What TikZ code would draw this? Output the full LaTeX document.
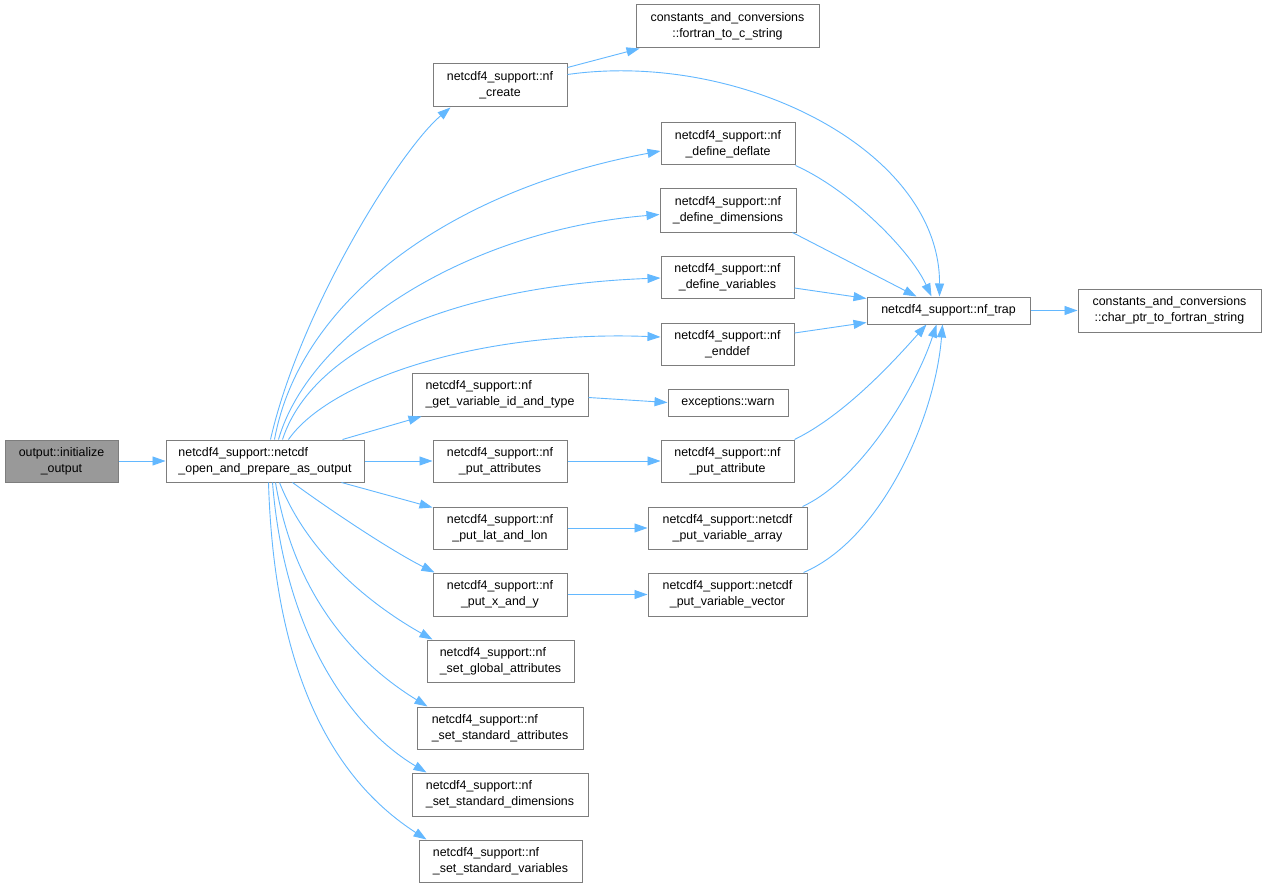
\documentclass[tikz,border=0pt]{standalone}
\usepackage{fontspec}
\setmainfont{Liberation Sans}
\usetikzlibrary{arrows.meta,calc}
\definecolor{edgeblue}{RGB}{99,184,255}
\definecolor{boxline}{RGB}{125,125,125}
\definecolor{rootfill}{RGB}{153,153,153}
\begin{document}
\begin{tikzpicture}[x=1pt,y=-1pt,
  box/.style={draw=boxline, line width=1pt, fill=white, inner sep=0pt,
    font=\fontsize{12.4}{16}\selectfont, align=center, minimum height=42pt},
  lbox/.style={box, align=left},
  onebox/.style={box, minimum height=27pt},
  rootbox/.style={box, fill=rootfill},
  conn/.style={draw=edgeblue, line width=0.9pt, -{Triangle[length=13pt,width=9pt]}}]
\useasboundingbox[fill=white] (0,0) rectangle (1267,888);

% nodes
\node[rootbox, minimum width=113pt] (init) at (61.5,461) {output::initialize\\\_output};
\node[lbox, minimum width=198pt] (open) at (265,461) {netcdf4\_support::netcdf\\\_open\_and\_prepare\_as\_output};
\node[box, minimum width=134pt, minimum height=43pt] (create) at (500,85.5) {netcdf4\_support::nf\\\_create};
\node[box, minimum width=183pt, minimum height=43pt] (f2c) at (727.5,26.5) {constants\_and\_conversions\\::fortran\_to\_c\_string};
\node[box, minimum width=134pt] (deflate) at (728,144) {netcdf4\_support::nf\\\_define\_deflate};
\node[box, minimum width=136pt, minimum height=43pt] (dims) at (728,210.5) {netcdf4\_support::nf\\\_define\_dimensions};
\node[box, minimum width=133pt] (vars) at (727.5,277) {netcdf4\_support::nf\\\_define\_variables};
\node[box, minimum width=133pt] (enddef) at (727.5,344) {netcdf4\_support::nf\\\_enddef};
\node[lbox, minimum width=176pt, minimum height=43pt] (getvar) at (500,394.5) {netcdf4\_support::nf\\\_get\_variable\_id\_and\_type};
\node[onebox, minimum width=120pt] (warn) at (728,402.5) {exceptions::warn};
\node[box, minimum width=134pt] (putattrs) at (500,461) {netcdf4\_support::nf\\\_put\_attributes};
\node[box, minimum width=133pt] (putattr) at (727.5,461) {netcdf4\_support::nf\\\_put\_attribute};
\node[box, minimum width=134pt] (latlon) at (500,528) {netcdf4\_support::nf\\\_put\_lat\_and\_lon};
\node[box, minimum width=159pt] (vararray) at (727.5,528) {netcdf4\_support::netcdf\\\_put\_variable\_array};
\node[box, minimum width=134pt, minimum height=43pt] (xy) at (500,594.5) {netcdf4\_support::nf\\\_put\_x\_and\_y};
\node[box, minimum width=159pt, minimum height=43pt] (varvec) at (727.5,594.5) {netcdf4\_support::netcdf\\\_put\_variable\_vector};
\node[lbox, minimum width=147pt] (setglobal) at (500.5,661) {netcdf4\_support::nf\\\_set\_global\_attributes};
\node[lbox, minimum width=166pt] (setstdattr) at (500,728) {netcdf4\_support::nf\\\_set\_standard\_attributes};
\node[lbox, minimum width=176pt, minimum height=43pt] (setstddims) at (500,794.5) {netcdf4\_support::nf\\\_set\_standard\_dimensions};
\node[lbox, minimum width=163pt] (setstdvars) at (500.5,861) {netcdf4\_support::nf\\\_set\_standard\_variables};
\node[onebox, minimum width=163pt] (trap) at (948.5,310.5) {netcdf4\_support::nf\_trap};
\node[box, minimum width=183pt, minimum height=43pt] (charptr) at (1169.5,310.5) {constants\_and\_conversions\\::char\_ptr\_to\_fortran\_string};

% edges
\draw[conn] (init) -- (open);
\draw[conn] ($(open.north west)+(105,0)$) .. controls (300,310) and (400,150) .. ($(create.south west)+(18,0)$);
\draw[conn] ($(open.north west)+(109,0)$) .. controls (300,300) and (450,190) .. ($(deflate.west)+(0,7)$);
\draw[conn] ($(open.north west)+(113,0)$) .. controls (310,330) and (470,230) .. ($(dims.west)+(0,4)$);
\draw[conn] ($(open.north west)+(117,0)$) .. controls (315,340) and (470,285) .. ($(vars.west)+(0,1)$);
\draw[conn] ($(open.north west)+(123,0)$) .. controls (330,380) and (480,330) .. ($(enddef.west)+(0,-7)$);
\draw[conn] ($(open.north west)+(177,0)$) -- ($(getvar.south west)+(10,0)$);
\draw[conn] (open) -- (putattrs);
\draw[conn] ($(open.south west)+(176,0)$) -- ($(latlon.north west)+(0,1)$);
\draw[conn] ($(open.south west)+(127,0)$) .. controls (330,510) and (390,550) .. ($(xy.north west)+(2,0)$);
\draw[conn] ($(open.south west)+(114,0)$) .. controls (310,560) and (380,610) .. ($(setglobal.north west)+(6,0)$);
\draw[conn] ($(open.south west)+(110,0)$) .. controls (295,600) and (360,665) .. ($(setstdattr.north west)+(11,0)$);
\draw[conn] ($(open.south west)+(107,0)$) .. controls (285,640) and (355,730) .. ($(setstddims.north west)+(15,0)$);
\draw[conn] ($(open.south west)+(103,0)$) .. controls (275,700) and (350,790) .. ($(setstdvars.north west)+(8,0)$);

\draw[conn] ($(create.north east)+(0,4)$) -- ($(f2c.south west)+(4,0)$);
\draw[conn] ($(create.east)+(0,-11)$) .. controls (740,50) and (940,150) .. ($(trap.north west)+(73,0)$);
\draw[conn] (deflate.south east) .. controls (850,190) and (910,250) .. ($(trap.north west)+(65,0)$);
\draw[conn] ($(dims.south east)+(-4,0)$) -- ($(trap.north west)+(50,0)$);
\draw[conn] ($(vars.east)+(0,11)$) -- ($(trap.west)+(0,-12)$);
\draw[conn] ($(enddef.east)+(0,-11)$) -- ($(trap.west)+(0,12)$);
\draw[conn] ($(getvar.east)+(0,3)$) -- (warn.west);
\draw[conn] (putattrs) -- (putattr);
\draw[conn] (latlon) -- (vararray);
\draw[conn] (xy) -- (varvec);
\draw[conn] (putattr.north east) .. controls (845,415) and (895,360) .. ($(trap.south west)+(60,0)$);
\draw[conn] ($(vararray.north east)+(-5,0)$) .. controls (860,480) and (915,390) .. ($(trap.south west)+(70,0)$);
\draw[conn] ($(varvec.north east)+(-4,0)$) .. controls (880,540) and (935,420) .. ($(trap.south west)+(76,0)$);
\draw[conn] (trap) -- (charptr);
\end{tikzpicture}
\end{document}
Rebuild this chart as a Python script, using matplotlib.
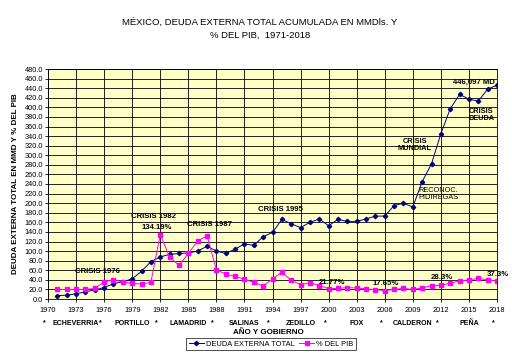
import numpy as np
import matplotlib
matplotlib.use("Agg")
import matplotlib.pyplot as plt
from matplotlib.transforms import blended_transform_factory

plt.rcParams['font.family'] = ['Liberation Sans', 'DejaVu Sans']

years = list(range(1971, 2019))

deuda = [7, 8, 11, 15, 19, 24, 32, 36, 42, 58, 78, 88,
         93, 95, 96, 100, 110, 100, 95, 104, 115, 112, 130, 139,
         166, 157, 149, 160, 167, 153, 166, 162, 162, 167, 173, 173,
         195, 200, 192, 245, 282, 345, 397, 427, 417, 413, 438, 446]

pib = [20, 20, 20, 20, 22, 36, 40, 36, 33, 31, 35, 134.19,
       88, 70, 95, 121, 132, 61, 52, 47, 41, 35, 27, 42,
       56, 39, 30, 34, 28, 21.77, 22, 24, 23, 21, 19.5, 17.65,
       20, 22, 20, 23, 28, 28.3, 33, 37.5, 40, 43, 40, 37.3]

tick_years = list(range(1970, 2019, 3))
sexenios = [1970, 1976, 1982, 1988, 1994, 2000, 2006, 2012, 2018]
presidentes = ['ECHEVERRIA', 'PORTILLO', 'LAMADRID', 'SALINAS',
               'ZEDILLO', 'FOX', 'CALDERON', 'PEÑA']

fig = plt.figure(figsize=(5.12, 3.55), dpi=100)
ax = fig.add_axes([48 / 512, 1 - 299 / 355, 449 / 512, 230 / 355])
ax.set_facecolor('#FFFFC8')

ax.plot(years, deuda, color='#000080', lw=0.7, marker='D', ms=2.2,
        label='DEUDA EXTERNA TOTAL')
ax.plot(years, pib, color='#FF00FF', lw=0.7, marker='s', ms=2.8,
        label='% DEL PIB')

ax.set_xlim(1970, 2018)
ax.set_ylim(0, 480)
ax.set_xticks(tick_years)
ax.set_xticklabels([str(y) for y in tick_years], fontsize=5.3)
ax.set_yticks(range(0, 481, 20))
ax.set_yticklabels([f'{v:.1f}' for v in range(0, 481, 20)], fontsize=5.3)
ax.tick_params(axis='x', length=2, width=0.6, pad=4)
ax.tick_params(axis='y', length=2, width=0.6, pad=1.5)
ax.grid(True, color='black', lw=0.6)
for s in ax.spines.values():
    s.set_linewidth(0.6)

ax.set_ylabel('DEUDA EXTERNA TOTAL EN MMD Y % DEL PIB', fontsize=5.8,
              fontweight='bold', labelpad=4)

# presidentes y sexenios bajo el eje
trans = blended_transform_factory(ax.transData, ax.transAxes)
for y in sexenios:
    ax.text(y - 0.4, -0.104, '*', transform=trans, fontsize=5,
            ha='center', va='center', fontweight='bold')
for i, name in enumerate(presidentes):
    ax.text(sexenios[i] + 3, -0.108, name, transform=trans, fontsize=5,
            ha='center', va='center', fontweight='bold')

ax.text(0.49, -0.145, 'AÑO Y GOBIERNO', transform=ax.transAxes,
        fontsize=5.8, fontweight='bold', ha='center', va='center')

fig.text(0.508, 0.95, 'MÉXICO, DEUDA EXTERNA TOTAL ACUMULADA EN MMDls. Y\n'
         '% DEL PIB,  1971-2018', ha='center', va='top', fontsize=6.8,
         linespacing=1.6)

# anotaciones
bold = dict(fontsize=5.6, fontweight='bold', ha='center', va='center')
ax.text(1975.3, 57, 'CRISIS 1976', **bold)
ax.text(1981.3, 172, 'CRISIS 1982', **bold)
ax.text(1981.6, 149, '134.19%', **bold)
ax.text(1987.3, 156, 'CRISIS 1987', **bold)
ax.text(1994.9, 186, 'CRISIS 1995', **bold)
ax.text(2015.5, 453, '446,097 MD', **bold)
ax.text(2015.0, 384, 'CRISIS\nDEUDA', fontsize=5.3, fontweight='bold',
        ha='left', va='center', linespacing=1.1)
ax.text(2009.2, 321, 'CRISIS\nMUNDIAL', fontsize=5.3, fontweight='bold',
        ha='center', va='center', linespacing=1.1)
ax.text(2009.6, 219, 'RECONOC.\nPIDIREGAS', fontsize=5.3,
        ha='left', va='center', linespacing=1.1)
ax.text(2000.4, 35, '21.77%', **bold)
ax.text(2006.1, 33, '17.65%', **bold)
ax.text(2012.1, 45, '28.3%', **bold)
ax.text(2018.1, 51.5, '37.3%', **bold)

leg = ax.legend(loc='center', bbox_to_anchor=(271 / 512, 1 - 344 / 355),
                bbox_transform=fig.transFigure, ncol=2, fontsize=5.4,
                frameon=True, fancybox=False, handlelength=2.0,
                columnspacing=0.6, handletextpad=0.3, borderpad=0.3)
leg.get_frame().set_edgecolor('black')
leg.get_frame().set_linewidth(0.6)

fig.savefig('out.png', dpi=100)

*Goal:* Exactly restate the lines from the beginning of the data through the line with "(0,0) rectangle (1267,888);", and no others, keeping pictures out.

*Correct output:*
What TikZ code would draw this? Output the full LaTeX document.
\documentclass[tikz,border=0pt]{standalone}
\usepackage{fontspec}
\setmainfont{Liberation Sans}
\usetikzlibrary{arrows.meta,calc}
\definecolor{edgeblue}{RGB}{99,184,255}
\definecolor{boxline}{RGB}{125,125,125}
\definecolor{rootfill}{RGB}{153,153,153}
\begin{document}
\begin{tikzpicture}[x=1pt,y=-1pt,
  box/.style={draw=boxline, line width=1pt, fill=white, inner sep=0pt,
    font=\fontsize{12.4}{16}\selectfont, align=center, minimum height=42pt},
  lbox/.style={box, align=left},
  onebox/.style={box, minimum height=27pt},
  rootbox/.style={box, fill=rootfill},
  conn/.style={draw=edgeblue, line width=0.9pt, -{Triangle[length=13pt,width=9pt]}}]
\useasboundingbox[fill=white] (0,0) rectangle (1267,888);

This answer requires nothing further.